» **Exercise requirements**: Exclude the pictures and return every line exactly as written.

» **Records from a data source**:

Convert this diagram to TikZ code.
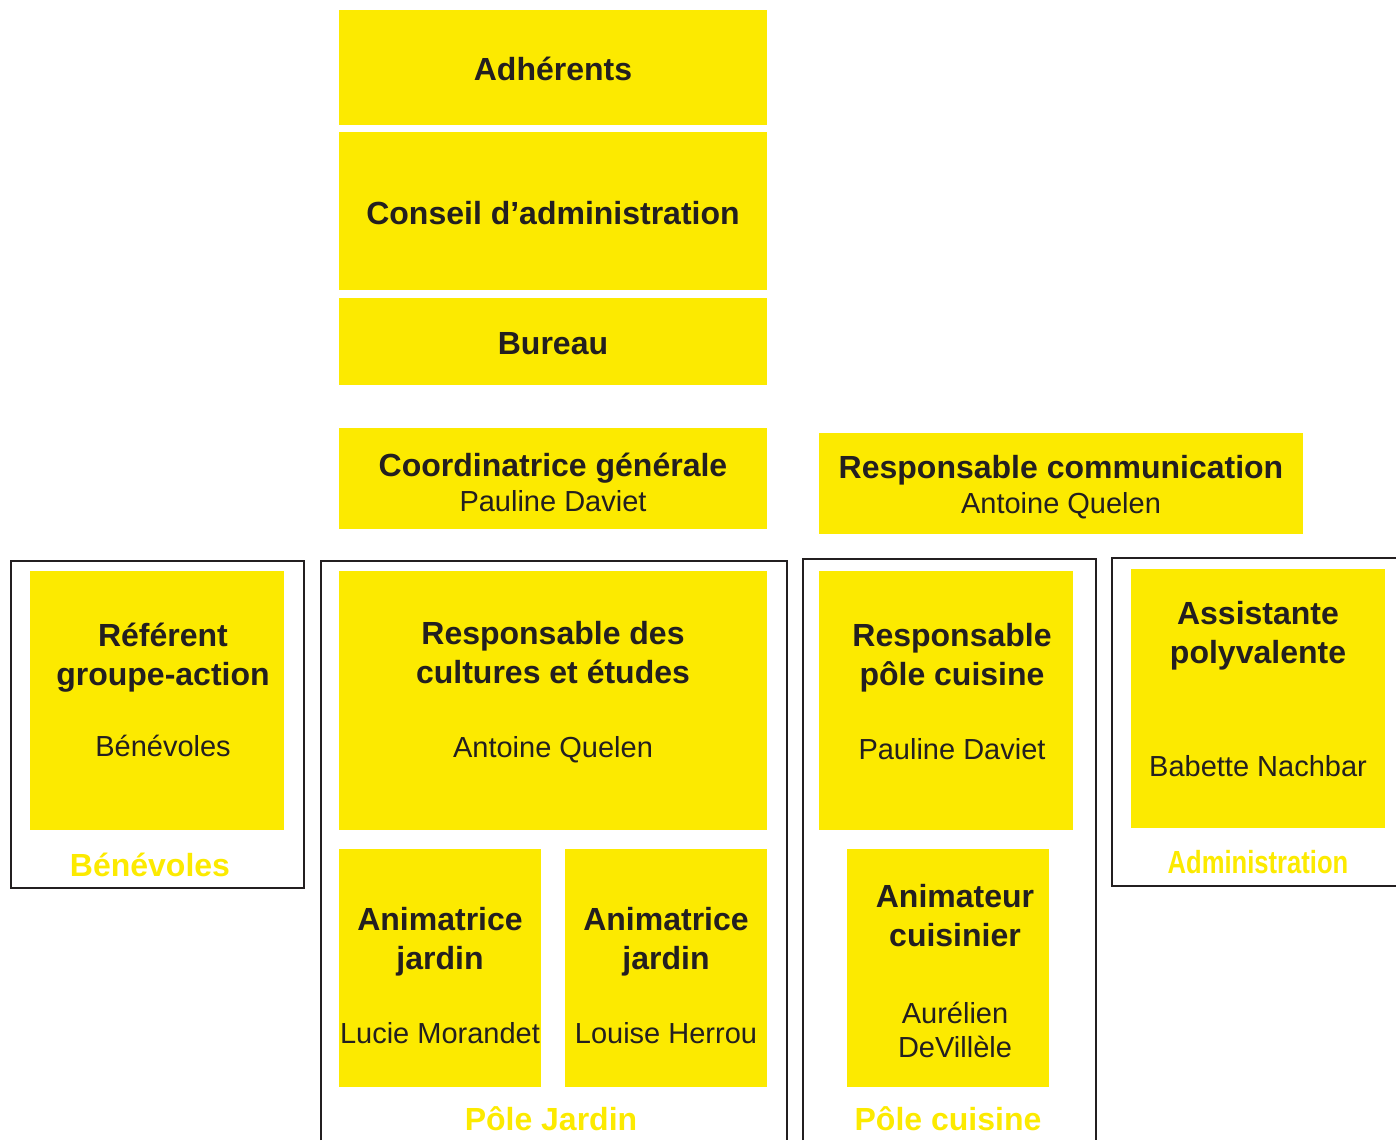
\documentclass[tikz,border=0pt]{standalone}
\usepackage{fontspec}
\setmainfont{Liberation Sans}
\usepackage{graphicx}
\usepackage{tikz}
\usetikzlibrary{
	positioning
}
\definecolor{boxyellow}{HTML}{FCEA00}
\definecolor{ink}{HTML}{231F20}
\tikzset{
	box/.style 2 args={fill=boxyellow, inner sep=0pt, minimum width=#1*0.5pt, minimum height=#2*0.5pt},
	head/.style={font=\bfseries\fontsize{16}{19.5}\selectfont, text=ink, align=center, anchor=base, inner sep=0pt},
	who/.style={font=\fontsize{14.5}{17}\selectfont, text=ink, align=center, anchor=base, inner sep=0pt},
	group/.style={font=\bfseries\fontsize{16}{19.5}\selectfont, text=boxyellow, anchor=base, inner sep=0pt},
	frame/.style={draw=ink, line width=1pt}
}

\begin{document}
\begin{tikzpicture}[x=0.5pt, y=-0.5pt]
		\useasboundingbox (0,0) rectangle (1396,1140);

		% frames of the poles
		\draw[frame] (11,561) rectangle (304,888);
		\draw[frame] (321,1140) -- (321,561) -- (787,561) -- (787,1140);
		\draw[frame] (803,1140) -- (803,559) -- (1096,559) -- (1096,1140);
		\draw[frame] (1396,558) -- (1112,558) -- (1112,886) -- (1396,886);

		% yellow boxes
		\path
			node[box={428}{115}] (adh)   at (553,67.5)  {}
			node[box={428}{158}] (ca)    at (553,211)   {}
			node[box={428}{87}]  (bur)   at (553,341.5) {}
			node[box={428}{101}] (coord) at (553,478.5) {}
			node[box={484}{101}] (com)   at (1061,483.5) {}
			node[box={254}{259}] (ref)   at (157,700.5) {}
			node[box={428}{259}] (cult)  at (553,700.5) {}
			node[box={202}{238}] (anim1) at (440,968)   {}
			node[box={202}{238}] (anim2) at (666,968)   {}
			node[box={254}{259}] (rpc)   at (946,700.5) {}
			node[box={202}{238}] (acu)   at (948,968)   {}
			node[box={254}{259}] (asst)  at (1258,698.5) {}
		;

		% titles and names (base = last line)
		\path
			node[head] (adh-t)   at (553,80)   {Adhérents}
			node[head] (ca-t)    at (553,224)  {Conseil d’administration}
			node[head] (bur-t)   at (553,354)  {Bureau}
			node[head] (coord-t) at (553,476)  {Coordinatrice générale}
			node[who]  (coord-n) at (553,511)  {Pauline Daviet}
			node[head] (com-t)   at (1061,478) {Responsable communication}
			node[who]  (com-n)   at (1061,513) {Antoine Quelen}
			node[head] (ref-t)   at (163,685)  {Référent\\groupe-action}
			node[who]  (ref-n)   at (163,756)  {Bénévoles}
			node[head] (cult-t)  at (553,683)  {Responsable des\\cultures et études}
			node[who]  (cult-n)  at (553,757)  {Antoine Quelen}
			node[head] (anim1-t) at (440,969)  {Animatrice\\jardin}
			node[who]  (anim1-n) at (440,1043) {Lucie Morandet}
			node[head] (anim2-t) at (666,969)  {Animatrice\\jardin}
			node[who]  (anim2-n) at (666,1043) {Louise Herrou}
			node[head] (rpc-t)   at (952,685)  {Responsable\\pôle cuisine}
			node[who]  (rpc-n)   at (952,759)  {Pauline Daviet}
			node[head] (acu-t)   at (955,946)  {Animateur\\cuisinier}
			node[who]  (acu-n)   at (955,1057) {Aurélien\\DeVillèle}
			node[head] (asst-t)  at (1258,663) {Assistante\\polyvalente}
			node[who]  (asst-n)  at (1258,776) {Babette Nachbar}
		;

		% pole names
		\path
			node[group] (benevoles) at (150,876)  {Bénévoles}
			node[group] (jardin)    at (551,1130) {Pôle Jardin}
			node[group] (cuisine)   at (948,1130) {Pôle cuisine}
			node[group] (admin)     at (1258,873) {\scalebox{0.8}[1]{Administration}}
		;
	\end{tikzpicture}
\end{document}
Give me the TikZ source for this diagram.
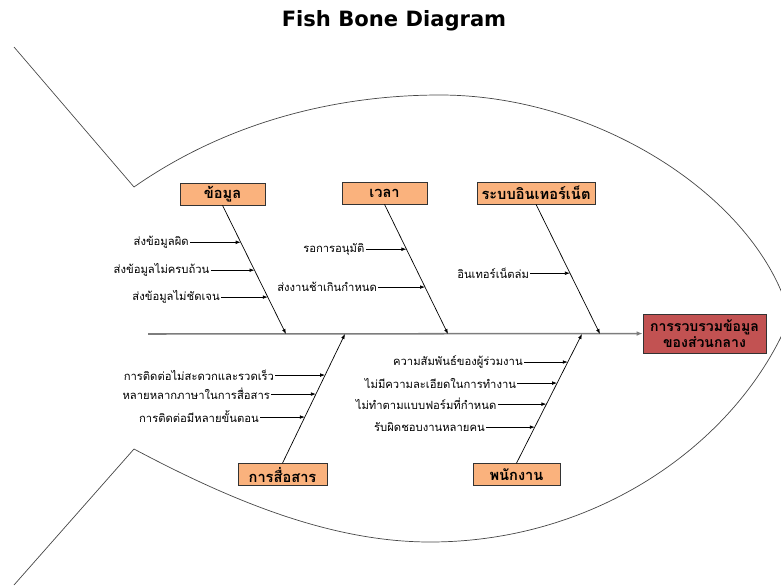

» **Result for this exercise**:
Convert this diagram to TikZ code.
\documentclass[tikz,border=0pt]{standalone}
\usepackage{fontspec}
\setmainfont{Liberation Sans}
\usepackage{graphicx}
\usepackage{tikz}
\usetikzlibrary{
	positioning
}
\definecolor{boxyellow}{HTML}{FCEA00}
\definecolor{ink}{HTML}{231F20}
\tikzset{
	box/.style 2 args={fill=boxyellow, inner sep=0pt, minimum width=#1*0.5pt, minimum height=#2*0.5pt},
	head/.style={font=\bfseries\fontsize{16}{19.5}\selectfont, text=ink, align=center, anchor=base, inner sep=0pt},
	who/.style={font=\fontsize{14.5}{17}\selectfont, text=ink, align=center, anchor=base, inner sep=0pt},
	group/.style={font=\bfseries\fontsize{16}{19.5}\selectfont, text=boxyellow, anchor=base, inner sep=0pt},
	frame/.style={draw=ink, line width=1pt}
}

\begin{document}
\begin{tikzpicture}[x=0.5pt, y=-0.5pt]
		\useasboundingbox (0,0) rectangle (1396,1140);

		% frames of the poles
		\draw[frame] (11,561) rectangle (304,888);
		\draw[frame] (321,1140) -- (321,561) -- (787,561) -- (787,1140);
		\draw[frame] (803,1140) -- (803,559) -- (1096,559) -- (1096,1140);
		\draw[frame] (1396,558) -- (1112,558) -- (1112,886) -- (1396,886);

		% yellow boxes
		\path
			node[box={428}{115}] (adh)   at (553,67.5)  {}
			node[box={428}{158}] (ca)    at (553,211)   {}
			node[box={428}{87}]  (bur)   at (553,341.5) {}
			node[box={428}{101}] (coord) at (553,478.5) {}
			node[box={484}{101}] (com)   at (1061,483.5) {}
			node[box={254}{259}] (ref)   at (157,700.5) {}
			node[box={428}{259}] (cult)  at (553,700.5) {}
			node[box={202}{238}] (anim1) at (440,968)   {}
			node[box={202}{238}] (anim2) at (666,968)   {}
			node[box={254}{259}] (rpc)   at (946,700.5) {}
			node[box={202}{238}] (acu)   at (948,968)   {}
			node[box={254}{259}] (asst)  at (1258,698.5) {}
		;

		% titles and names (base = last line)
		\path
			node[head] (adh-t)   at (553,80)   {Adhérents}
			node[head] (ca-t)    at (553,224)  {Conseil d’administration}
			node[head] (bur-t)   at (553,354)  {Bureau}
			node[head] (coord-t) at (553,476)  {Coordinatrice générale}
			node[who]  (coord-n) at (553,511)  {Pauline Daviet}
			node[head] (com-t)   at (1061,478) {Responsable communication}
			node[who]  (com-n)   at (1061,513) {Antoine Quelen}
			node[head] (ref-t)   at (163,685)  {Référent\\groupe-action}
			node[who]  (ref-n)   at (163,756)  {Bénévoles}
			node[head] (cult-t)  at (553,683)  {Responsable des\\cultures et études}
			node[who]  (cult-n)  at (553,757)  {Antoine Quelen}
			node[head] (anim1-t) at (440,969)  {Animatrice\\jardin}
			node[who]  (anim1-n) at (440,1043) {Lucie Morandet}
			node[head] (anim2-t) at (666,969)  {Animatrice\\jardin}
			node[who]  (anim2-n) at (666,1043) {Louise Herrou}
			node[head] (rpc-t)   at (952,685)  {Responsable\\pôle cuisine}
			node[who]  (rpc-n)   at (952,759)  {Pauline Daviet}
			node[head] (acu-t)   at (955,946)  {Animateur\\cuisinier}
			node[who]  (acu-n)   at (955,1057) {Aurélien\\DeVillèle}
			node[head] (asst-t)  at (1258,663) {Assistante\\polyvalente}
			node[who]  (asst-n)  at (1258,776) {Babette Nachbar}
		;

		% pole names
		\path
			node[group] (benevoles) at (150,876)  {Bénévoles}
			node[group] (jardin)    at (551,1130) {Pôle Jardin}
			node[group] (cuisine)   at (948,1130) {Pôle cuisine}
			node[group] (admin)     at (1258,873) {\scalebox{0.8}[1]{Administration}}
		;
	\end{tikzpicture}
\end{document}
Give me the TikZ source for this diagram.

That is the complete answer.